Vivere (e scrivere) il fallimento

Foto di Tangerine Newt su Unsplash


A ventuno anni, realizzai il mio sogno: il mio primo romanzo veniva pubblicato da una casa editrice. Con l’entusiasmo e l’ingenuità di allora, pensai che la mia carriera da scrittore fosse finalmente iniziata e che, da lì in avanti, ci sarebbero stati altri romanzi pubblicati, persone in fila per acquistarli, interviste, premi. Era il 2011. Ancora non sapevo che avrei aspettato dieci anni prima di pubblicare un altro romanzo.

Cosa è successo in questi dieci anni? Anzi, cosa non è successo? Posso rispondere a entrambe le domande nello stesso modo: tante cose. Non preoccuparti, non racconterò dettagliatamente un decennio di esperienze, tentativi, attese, illusioni e delusioni. Evito di farlo non solo per non annoiarti, ma perché conosci già la storia, visto che – probabilmente – è anche la tua.

Quando abbiamo un sogno dentro di noi comincia un film. È il film di noi che raggiungiamo l’obiettivo, tagliamo il traguardo, alziamo la coppa. Oltre a questo, però, sappiamo che c’è l’altro film, quello che preferiremmo non guardare. Tuttə ne abbiano uno identico e al tempo stesso diverso. Se dovessimo dargli un titolo, useremmo parole come: sconfitta, insuccesso, fiasco, disastro, disfatta, fallimento.

Possiamo parlare quanto vogliamo di resilienza, di fenici e di kintsugi, ma fallire non piace a nessuno. Eppure è un’eventualità, quando desideriamo tanto qualcosa. La parola fallimento non mi piace, ma non posso cancellarla dal vocabolario, così come non posso cancellare i miei, di fallimenti. Ciò che posso fare, però, è provare a renderli utili a qualcosa. Come autore, il mio qualcosa sono le storie.

Con La chimica dell’attimo ho raccontato l’ambizione, le porte che si aprono, la ricerca del successo a ogni costo. Pensavo che pubblicare un romanzo, dieci anni dopo il primo, avrebbe rilanciato la mia carriera, rimesso in moto i sogni.
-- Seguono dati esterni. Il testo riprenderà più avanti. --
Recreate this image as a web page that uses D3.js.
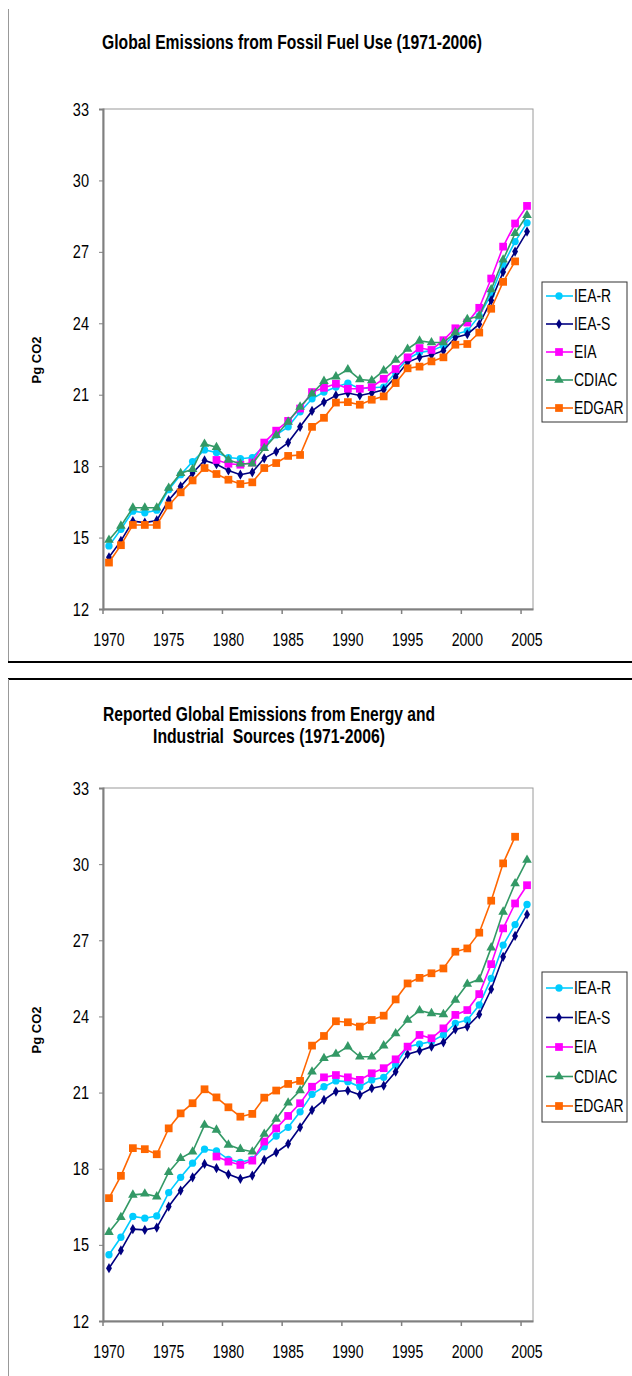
<!DOCTYPE html>
<html>
<head>
<meta charset="utf-8">
<script src="https://cdn.jsdelivr.net/npm/d3@7/dist/d3.min.js"></script>
<style>
  html, body { margin: 0; padding: 0; background: #fff; }
  svg { display: block; }
  text { font-family: "Liberation Sans", Arial, sans-serif; fill: #000; }
</style>
</head>
<body>
<svg id="chart" width="632" height="1376"></svg>
<script>
// ---------------- DATA ----------------
const years = [1970,1971,1972,1973,1974,1975,1976,1977,1978,1979,1980,1981,1982,1983,1984,1985,1986,1987,1988,1989,1990,1991,1992,1993,1994,1995,1996,1997,1998,1999,2000,2001,2002,2003,2004,2005];
const yTicks = [12,15,18,21,24,27,30,33];
const xTickYears = [1970,1975,1980,1985,1990,1995,2000,2005];
const seriesNames = ["IEA-R","IEA-S","EIA","CDIAC","EDGAR"];

const title1 = ["Global Emissions from Fossil Fuel Use (1971-2006)"];
const title2 = ["Reported Global Emissions from Energy and", "Industrial  Sources (1971-2006)"];
const yLabel = "Pg CO2";

// Chart 1: fossil fuel use
const fossil_IEA_R = [14.65,15.35,16.11,16.04,16.15,17.01,17.64,18.19,18.68,18.57,18.36,18.31,18.36,18.85,19.31,19.65,20.28,20.83,21.11,21.32,21.49,21.25,21.29,21.32,21.94,22.5,22.78,22.85,23.06,23.54,23.68,24.31,25.21,26.46,27.43,28.22];
const fossil_IEA_S = [14.17,14.86,15.69,15.63,15.72,16.57,17.15,17.71,18.24,18.08,17.82,17.64,17.74,18.33,18.61,18.99,19.65,20.32,20.69,20.97,21.07,20.97,21.07,21.21,21.74,22.36,22.57,22.67,22.85,23.4,23.54,23.96,24.96,26.15,27.01,27.85];
const fossil_EIA = [null,null,null,null,null,null,null,null,null,18.26,18.1,18.06,18.15,18.99,19.49,19.9,20.42,21.11,21.29,21.46,21.25,21.25,21.32,21.67,22.08,22.57,22.96,22.88,23.29,23.79,24.03,24.65,25.88,27.22,28.19,28.93];
const fossil_CDIAC = [14.9,15.49,16.25,16.25,16.25,17.08,17.7,17.87,18.93,18.79,18.26,18.1,18.1,18.75,19.3,19.86,20.49,21.04,21.57,21.76,22.06,21.64,21.6,22.01,22.46,22.92,23.26,23.19,23.19,23.61,24.17,24.31,25.42,26.67,27.78,28.54];
const fossil_EDGAR = [13.95,14.68,15.53,15.53,15.53,16.35,16.9,17.4,17.92,17.67,17.43,17.25,17.32,17.92,18.13,18.43,18.47,19.65,20.03,20.67,20.69,20.58,20.79,20.93,21.49,22.11,22.18,22.4,22.57,23.1,23.13,23.61,24.61,25.74,26.6,null];

// Chart 2: energy and industrial sources
const energy_IEA_R = [14.61,15.3,16.12,16.05,16.14,17.06,17.66,18.22,18.77,18.7,18.37,18.25,18.37,18.87,19.29,19.63,20.24,20.93,21.23,21.46,21.43,21.23,21.5,21.6,22.09,22.81,22.91,23.01,23.27,23.73,23.86,24.45,25.5,26.81,27.62,28.41];
const energy_IEA_S = [14.08,14.78,15.62,15.59,15.68,16.51,17.14,17.66,18.19,18.02,17.78,17.6,17.73,18.35,18.64,18.98,19.63,20.31,20.71,21.04,21.08,20.91,21.17,21.27,21.82,22.51,22.65,22.81,22.98,23.49,23.6,24.08,25.07,26.35,27.17,28.02];
const energy_EIA = [null,null,null,null,null,null,null,null,null,18.48,18.28,18.15,18.32,19.07,19.59,20.08,20.58,21.23,21.6,21.69,21.6,21.5,21.76,21.96,22.31,22.81,23.27,23.14,23.53,24.06,24.25,24.88,26.06,27.47,28.45,29.17];
const energy_CDIAC = [15.5,16.09,16.97,17.01,16.9,17.86,18.41,18.67,19.72,19.53,18.94,18.77,18.67,19.37,19.96,20.6,21.08,21.82,22.35,22.52,22.81,22.41,22.41,22.85,23.33,23.86,24.23,24.12,24.08,24.65,25.28,25.46,26.71,28.12,29.24,30.16];
const energy_EDGAR = [16.84,17.72,18.81,18.77,18.57,19.59,20.18,20.58,21.13,20.81,20.42,20.05,20.16,20.8,21.08,21.34,21.46,22.85,23.23,23.81,23.77,23.6,23.86,24.03,24.67,25.3,25.52,25.7,25.89,26.55,26.68,27.3,28.56,30.03,31.08,null];

// ---------------- STYLE ----------------
const colors = {"IEA-R":"#00CCFF","IEA-S":"#000080","EIA":"#FF00FF","CDIAC":"#339966","EDGAR":"#FF6600"};
const shapes = {"IEA-R":d3.symbolCircle,"IEA-S":d3.symbolDiamond,"EIA":d3.symbolSquare,"CDIAC":d3.symbolTriangle,"EDGAR":d3.symbolSquare};
const sizes = {"IEA-R":42,"IEA-S":30,"EIA":60,"CDIAC":40,"EDGAR":60};

const svg = d3.select("#chart");

// frame lines
svg.append("line").attr("x1",8.5).attr("x2",8.5).attr("y1",9).attr("y2",662).attr("stroke","#999").attr("stroke-width",1);
svg.append("line").attr("x1",8).attr("x2",632).attr("y1",662).attr("y2",662).attr("stroke","#000").attr("stroke-width",2);
svg.append("line").attr("x1",8).attr("x2",632).attr("y1",679).attr("y2",679).attr("stroke","#000").attr("stroke-width",2);
svg.append("line").attr("x1",8.5).attr("x2",8.5).attr("y1",679).attr("y2",1376).attr("stroke","#999").attr("stroke-width",1);

function drawChart(cfg) {
  const g = svg.append("g");
  const x = d3.scaleBand().domain(years).range([cfg.left, cfg.right]).padding(0);
  const bw = x.bandwidth();
  const cx = d => x(d) + bw / 2;
  const y = d3.scaleLinear().domain([12, 33]).range([cfg.bottom, cfg.top]);

  // title
  cfg.title.forEach((t, i) => {
    g.append("text")
      .attr("transform", `translate(${cfg.titleX},${cfg.titleY + i * 22}) scale(1,1.2)`)
      .attr("text-anchor", "middle")
      .attr("font-size", 17).attr("font-weight", "bold")
      .style("white-space", "pre")
      .attr("textLength", cfg.titleLen[i]).attr("lengthAdjust", "spacingAndGlyphs")
      .text(t);
  });

  // plot border
  g.append("rect")
    .attr("x", cfg.left).attr("y", cfg.top)
    .attr("width", cfg.right - cfg.left).attr("height", cfg.bottom - cfg.top)
    .attr("fill", "none").attr("stroke", "#9a9a9a").attr("stroke-width", 1);

  // y axis
  const ya = g.append("g").attr("transform", `translate(${cfg.left},0)`)
    .call(d3.axisLeft(y).tickValues(yTicks).tickSize(4).tickFormat(d3.format("d")));
  ya.select(".domain").attr("stroke", "#808080").attr("stroke-width", 2);
  ya.selectAll(".tick line").attr("stroke", "#808080").attr("stroke-width", 1);
  ya.selectAll(".tick text")
    .attr("x", 0).attr("dy", null).attr("y", 0)
    .attr("transform", "translate(-14,6) scale(0.97,1.22)")
    .attr("font-size", 15).attr("font-family", '"Liberation Sans", Arial, sans-serif')
    .attr("fill", "#222");

  // x axis
  const xa = g.append("g").attr("transform", `translate(0,${cfg.bottom})`)
    .call(d3.axisBottom(x).tickValues(xTickYears).tickSize(5).tickSizeOuter(0));
  xa.select(".domain").attr("stroke", "#808080").attr("stroke-width", 2);
  xa.selectAll(".tick").attr("transform", d => `translate(${x(d)},0)`);
  xa.selectAll(".tick line").attr("stroke", "#808080").attr("stroke-width", 1.5);
  xa.selectAll(".tick text")
    .attr("y", 0).attr("dy", null)
    .attr("transform", `translate(${bw / 2},37) scale(0.94,1.25)`)
    .attr("font-size", 15).attr("font-family", '"Liberation Sans", Arial, sans-serif')
    .attr("fill", "#222");

  // y label
  g.append("text")
    .attr("transform", `translate(${cfg.yLabelX},${cfg.yLabelY}) rotate(-90)`)
    .attr("text-anchor", "middle").attr("font-size", 13).attr("font-weight", "bold")
    .text(yLabel);

  // series
  seriesNames.forEach((name, si) => {
    const vals = cfg.data[si];
    const pts = years.map((yr, i) => ({yr, v: vals[i]}));
    const line = d3.line().defined(d => d.v != null).x(d => cx(d.yr)).y(d => y(d.v));
    g.append("path").datum(pts).attr("d", line)
      .attr("fill", "none").attr("stroke", colors[name]).attr("stroke-width", 1.6);
    g.selectAll(null).data(pts.filter(d => d.v != null)).enter().append("path")
      .attr("d", d3.symbol().type(shapes[name]).size(sizes[name]))
      .attr("transform", d => `translate(${cx(d.yr)},${y(d.v)})`)
      .attr("fill", colors[name]);
  });

  // legend
  const lg = g.append("g");
  lg.append("rect").attr("x", cfg.legX).attr("y", cfg.legY).attr("width", 85).attr("height", cfg.legH)
    .attr("fill", "#fff").attr("stroke", "#333").attr("stroke-width", 1);
  seriesNames.forEach((name, i) => {
    const yy = cfg.legY + cfg.legFirst + i * cfg.legStep;
    lg.append("line").attr("x1", cfg.legX + 4).attr("x2", cfg.legX + 31).attr("y1", yy).attr("y2", yy)
      .attr("stroke", colors[name]).attr("stroke-width", 1.6);
    lg.append("path").attr("d", d3.symbol().type(shapes[name]).size(sizes[name]))
      .attr("transform", `translate(${cfg.legX + 17},${yy})`).attr("fill", colors[name]);
    lg.append("text").attr("transform", `translate(${cfg.legX + 32},${yy + 6}) scale(0.93,1.22)`)
      .attr("font-size", 15).text(name);
  });
}

drawChart({
  left: 103, right: 533, top: 109, bottom: 609,
  title: title1, titleX: 292, titleY: 49, titleLen: [380],
  yLabelX: 41, yLabelY: 360,
  legX: 542, legY: 282, legH: 140, legFirst: 14, legStep: 28,
  data: [fossil_IEA_R, fossil_IEA_S, fossil_EIA, fossil_CDIAC, fossil_EDGAR]
});

drawChart({
  left: 103, right: 533, top: 788, bottom: 1321,
  title: title2, titleX: 269, titleY: 721, titleLen: [332, 232],
  yLabelX: 41, yLabelY: 1030,
  legX: 542, legY: 972, legH: 150, legFirst: 16, legStep: 29.5,
  data: [energy_IEA_R, energy_IEA_S, energy_EIA, energy_CDIAC, energy_EDGAR]
});
</script>
</body>
</html>
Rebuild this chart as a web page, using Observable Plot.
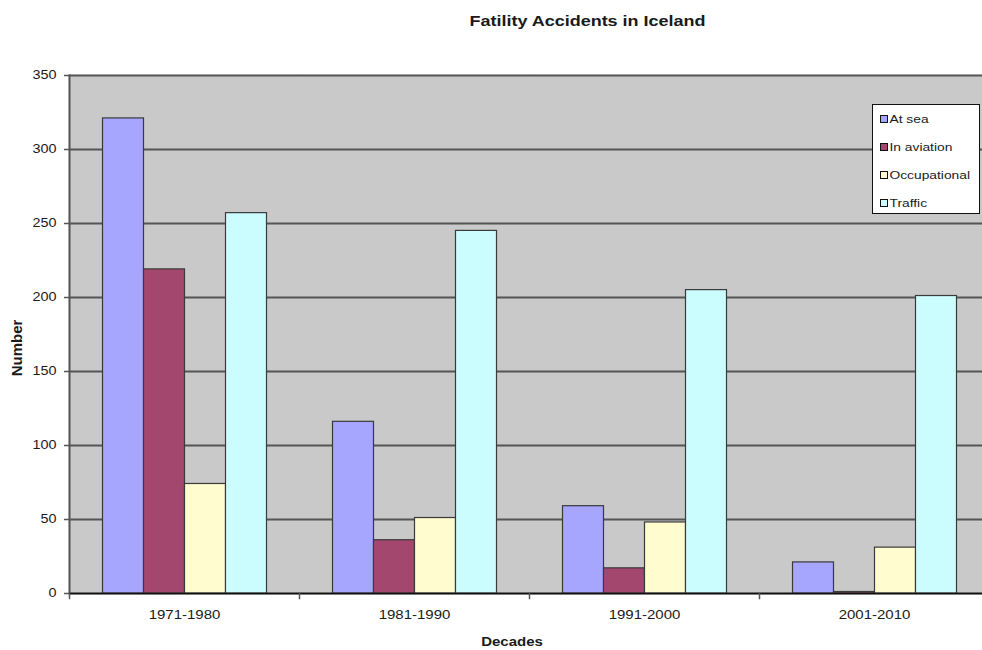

Già prima dell’uscita, però, mi ero reso conto che il tema del successo era diventato un’ossessione. Sentivo che, da quelle parti, si nascondeva un’altra storia, una di quelle da cui preferiamo distogliere lo sguardo. Per ascoltarla, mi sono affidato a un nuovo personaggio: Valerio, che aveva vissuto il suo sogno solo per vederlo svanire. Un uomo che vive tra i rimpianti, finché i sogni di un’altra persona non lo costringono a rimettere insieme i frammenti dei suoi.

Alcune storie possono iniziare soltanto quando ne finiscono altre. Capirlo mi ha permesso di fare un po’ pace con i miei fallimenti, dando un senso a oltre dieci anni di montagne russe. Soprattutto, mi ha dato l’occasione di fare ciò che amo, cioè scrivere un nuovo romanzo. Presto potrò fare qualcosa che forse mi piace ancora di più: condividerlo.